Problem requirements
Find the lines below that contain the string "this". Copy each one.
______________________________
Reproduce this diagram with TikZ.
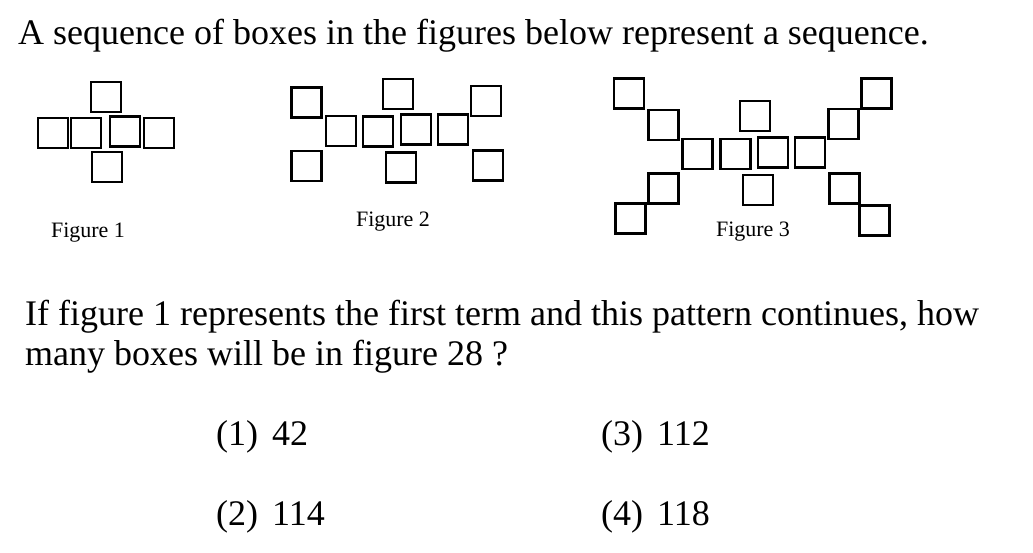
\documentclass[tikz,border=0pt]{standalone}
\usepackage{fontspec}
\setmainfont{Liberation Serif}
\begin{document}
\begin{tikzpicture}[x=1pt,y=-1pt,
  sq/.style={draw=black,line width=2.6pt,minimum width=30pt,minimum height=30pt,inner sep=0pt,outer sep=0pt},
  bigtext/.style={anchor=base west,inner sep=0pt,font=\fontsize{36}{41}\selectfont},
  anstext/.style={anchor=base west,inner sep=0pt,font=\fontsize{36}{41}\selectfont},
  figlabel/.style={anchor=base,inner sep=0pt,font=\fontsize{22}{26}\selectfont}]
\useasboundingbox (0,0) rectangle (1033,553);
\node[bigtext] (title) at (18,45) {A sequence of boxes in the figures below represent a sequence.};
% Figure 1
\node[sq] (a1) at (106,97) {};
\node[sq] (a2) at (53,133) {};
\node[sq] (a3) at (86,133) {};
\node[sq] (a4) at (125,131.5) {};
\node[sq] (a5) at (159,133) {};
\node[sq] (a6) at (107,167) {};
\node[figlabel] (l1) at (88,238) {Figure 1};
% Figure 2
\node[sq] (b1) at (306.7,102.8) {};
\node[sq] (b2) at (398,94) {};
\node[sq] (b3) at (486,101) {};
\node[sq] (b4) at (341,131) {};
\node[sq] (b5) at (378,131.3) {};
\node[sq] (b6) at (416,129.3) {};
\node[sq] (b7) at (453,129.5) {};
\node[sq] (b8) at (306.7,166) {};
\node[sq] (b9) at (400.8,167.3) {};
\node[sq] (b10) at (487.8,165.7) {};
\node[figlabel] (l2) at (393,227) {Figure 2};
% Figure 3
\node[sq] (c1) at (628.8,93.7) {};
\node[sq] (c2) at (663.7,125) {};
\node[sq] (c3) at (755,116) {};
\node[sq] (c4) at (876.3,93.7) {};
\node[sq] (c5) at (843.3,124) {};
\node[sq] (c6) at (697.5,154) {};
\node[sq] (c7) at (735.3,154) {};
\node[sq] (c8) at (773,152.5) {};
\node[sq] (c9) at (810,152.5) {};
\node[sq] (c10) at (663.7,188.3) {};
\node[sq] (c11) at (630.3,218.3) {};
\node[sq] (c12) at (757.8,190) {};
\node[sq] (c13) at (844.7,188.3) {};
\node[sq] (c14) at (874.7,220.8) {};
\node[figlabel] (l3) at (753,237) {Figure 3};
% Question
\node[bigtext] (q1) at (25,325) {If figure 1 represents the first term and this pattern continues, how};
\node[bigtext] (q2) at (25,365) {many boxes will be in figure 28 ?};
% Answers
\node[anstext] (o1) at (216,445) {(1)\hspace{14pt}42};
\node[anstext] (o3) at (601,445) {(3)\hspace{14pt}112};
\node[anstext] (o2) at (216,525) {(2)\hspace{14pt}114};
\node[anstext] (o4) at (601,525) {(4)\hspace{14pt}118};
\end{tikzpicture}
\end{document}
______________________________
Final result
Reproduce this diagram with TikZ.
\node[bigtext] (q1) at (25,325) {If figure 1 represents the first term and this pattern continues, how};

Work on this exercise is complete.